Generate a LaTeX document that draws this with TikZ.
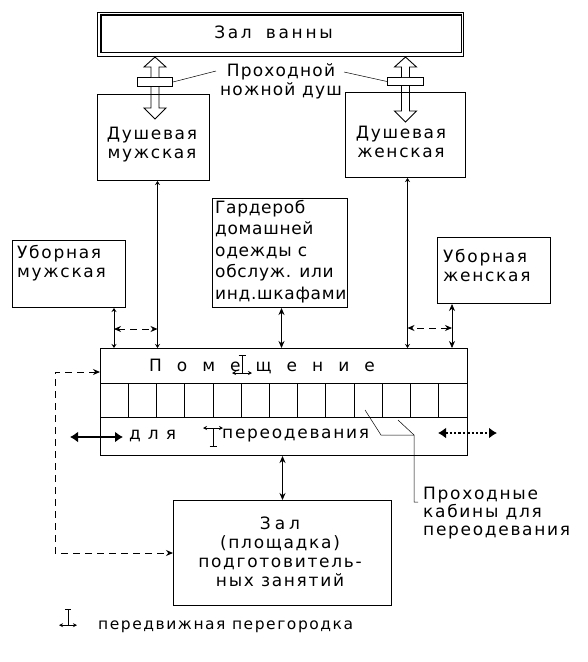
\documentclass[tikz,border=0pt]{standalone}
\usepackage{fontspec}
\setmainfont{DejaVu Sans}[LetterSpace=10]
\usetikzlibrary{arrows.meta,calc}
\newcommand{\rus}{\fontsize{17}{19}\selectfont}
\newcommand{\gap}{\hskip 15pt}
\tikzset{partition/.pic={
  \draw[line width=0.8pt] (0,-10) -- (0,8);
  \draw[line width=0.8pt] (-3.5,-10) -- (3.5,-10);
  \draw[line width=0.8pt,{Stealth[length=4pt,width=4pt]}-{Stealth[length=4pt,width=4pt]}] (-10,8) -- (10,8);
}}

\begin{document}
\begin{tikzpicture}[x=1pt,y=-1pt,font=\rus,
  box/.style={draw,line width=1pt,anchor=north west,inner sep=0pt},
  txt/.style={align=center,inner sep=0pt},
  txl/.style={align=left,inner sep=0pt,anchor=north west},
  lnk/.style={line width=0.7pt,{Stealth[length=4pt,width=5pt]}-{Stealth[length=4pt,width=5pt]}},
  arr/.style={line width=0.8pt,{Stealth[length=7pt,width=6pt]}-{Stealth[length=7pt,width=6pt]}},
  dlnk/.style={arr,dash pattern=on 7pt off 5pt},
  hol/.style={line width=0.9pt,line join=miter,fill=white},
  bold/.style={line width=2.4pt,{Latex[length=8pt,width=11pt]}-{Latex[length=8pt,width=11pt]}},
  lead/.style={line width=0.5pt}]
\useasboundingbox (0,0) rectangle (587,662);

% bath and foot showers
\node[box,line width=1.1pt,minimum width=366,minimum height=44] (bath) at (97,12) {};
\draw[line width=1.1pt] ($(bath.north west)+(4,3)$) rectangle ($(bath.south east)+(-3,-5)$);
\node[txt,font=\rus\addfontfeatures{LetterSpace=16}] (batht) at ($(bath.center)+(-7,-2)$) {Зал\hskip 14pt ванны};
\node[box,minimum width=35,minimum height=9] (doorL) at (137,77) {};
\node[box,minimum width=36,minimum height=8] (doorR) at (387,77) {};
\node[txt,font=\rus\addfontfeatures{LetterSpace=7}] (pass) at (281,81) {Проходной\\ножной душ};
% hollow passage arrows
\draw[hol] (doorL.north) ++(-4,0) -- ++(0,-10) -- ++(-7,0) -- ++(11,-10) -- ++(11,10) -- ++(-7,0) -- ++(0,10);
\draw[hol] (doorL.south) ++(-4,0) -- ++(0,21) -- ++(-7,0) -- ++(11,11) -- ++(11,-11) -- ++(-7,0) -- ++(0,-21);
\draw[hol] (doorR.north) ++(-4,0) -- ++(0,-10) -- ++(-7,0) -- ++(11,-10) -- ++(11,10) -- ++(-7,0) -- ++(0,10);
\draw[hol] (doorR.south) ++(-4,0) -- ++(0,25) -- ++(-7,0) -- ++(11,11) -- ++(11,-11) -- ++(-7,0) -- ++(0,-25);
\draw[lead] (doorL.east) -- ($(pass.west)+(-4,-10)$);
\draw[lead] ($(pass.east)+(2,-9)$) -- (doorR.west);

% showers, wardrobe, toilets
\node[box,minimum width=112,minimum height=86] (showerM) at (97,94) {};
\node[txt] (showerMt) at (152,145) {Душевая\\мужская};
\node[box,minimum width=120,minimum height=85] (showerW) at (345,92) {};
\node[txt] (showerWt) at (401,142) {Душевая\\женская};
\node[box,minimum width=135,minimum height=109] (ward) at (212,198) {};
\node[txl,font=\fontsize{17}{21.5}\selectfont\addfontfeatures{LetterSpace=4}] (wardt) at (215,200) {Гардероб\\домашней\\одежды с\\обслуж. или\\инд.шкафами};
\node[box,minimum width=113,minimum height=67] (toilM) at (12,240) {};
\node[txl] (toilMt) at (17,245) {Уборная\\мужская};
\node[box,minimum width=113,minimum height=66] (toilW) at (437,237) {};
\node[txl] (toilWt) at (443,249) {Уборная\\женская};

% changing room with cabins
\node[box,minimum width=367,minimum height=107] (room) at (100,348) {};
\draw[line width=0.8pt] ($(room.north west)+(0,35)$) -- ($(room.north east)+(0,35)$);
\draw[line width=0.8pt] ($(room.north west)+(0,69)$) -- ($(room.north east)+(0,69)$);
\foreach \i in {1,...,12}
  \draw[line width=0.8pt] ($(room.north west)+(\i*367/13,35)$) -- ++(0,34);
\node[txt] (roomt) at (262,366) {П\gap о\gap м\gap е\gap щ\gap е\gap н\gap и\gap е};
\pic at (242,365) {partition};
\node[txl,anchor=west] (roomb1) at (129,436) {д\hskip7pt л\hskip7pt я};
\node[txl,anchor=west] (roomb2) at (222,436) {переодевания};
\pic[yscale=-1] at (213,436) {partition};
\coordinate (boldL1) at (70,437);
\coordinate (boldL2) at (123,437);
\coordinate (boldR1) at (438,433);
\coordinate (boldR2) at (497,433);
\draw[bold] (boldL1) -- (boldL2);
\draw[bold,dotted] (boldR1) -- (boldR2);

% links
\draw[lnk] ($(showerM.south)+(4,0)$) coordinate (mA) -- (mA |- room.north);
\draw[lnk] ($(showerW.south)+(2,0)$) coordinate (fA) -- (fA |- room.north);
\draw[lnk] ($(toilM.south east)+(-12,0)$) coordinate (tA) -- (tA |- room.north);
\draw[arr] ($(toilW.south west)+(15,0)$) coordinate (wA) -- (wA |- room.north);
\draw[arr] ($(ward.south)+(1.5,0)$) coordinate (gA) -- (gA |- room.north);
\draw[dlnk] ($(tA)+(0,21)$) -- ($(tA -| mA)+(0,21)$);
\draw[dlnk] ($(wA)+(0,24)$) -- ($(wA -| fA)+(0,24)$);

% training hall
\node[box,minimum width=218,minimum height=105] (hall) at (173,500) {};
\node[txt] (hallt) at (280,552) {З\hskip4pt а\hskip4pt л\\(площадка)\\подготовитель-\\ных занятий};
\draw[arr] (hall.north) -- (hall.north |- room.south);
\draw[dlnk,line width=1pt] ($(room.north west)+(0,24)$) -- ++(-45,0) |- (hall.west);

% cabin note
\node[txl,font=\fontsize{17}{18}\selectfont] (note) at (423,487) {Проходные\\кабины для\\переодевания};
\coordinate (cab1) at (365,410);
\coordinate (cab2) at (398,420);
\coordinate (kn) at (414,435);
\draw[lead] (cab1) -- ++(16,25) -- (kn) -- ($(note.north west)+(-9,15)$) -- ++(4,0);
\draw[lead] (cab2) -- (kn);

% legend
\pic[scale=0.9] at (68,618) {partition};
\node[txl,anchor=west,font=\fontsize{15.5}{18}\selectfont] (legend) at (98,627) {передвижная перегородка};
\end{tikzpicture}
\end{document}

━━━━━━━━━━━━━━━━━━━━

> Directions
Select the lines in this material that hold the word "with", leaving none out.

> Task response
Generate a LaTeX document that draws this with TikZ.
% changing room with cabins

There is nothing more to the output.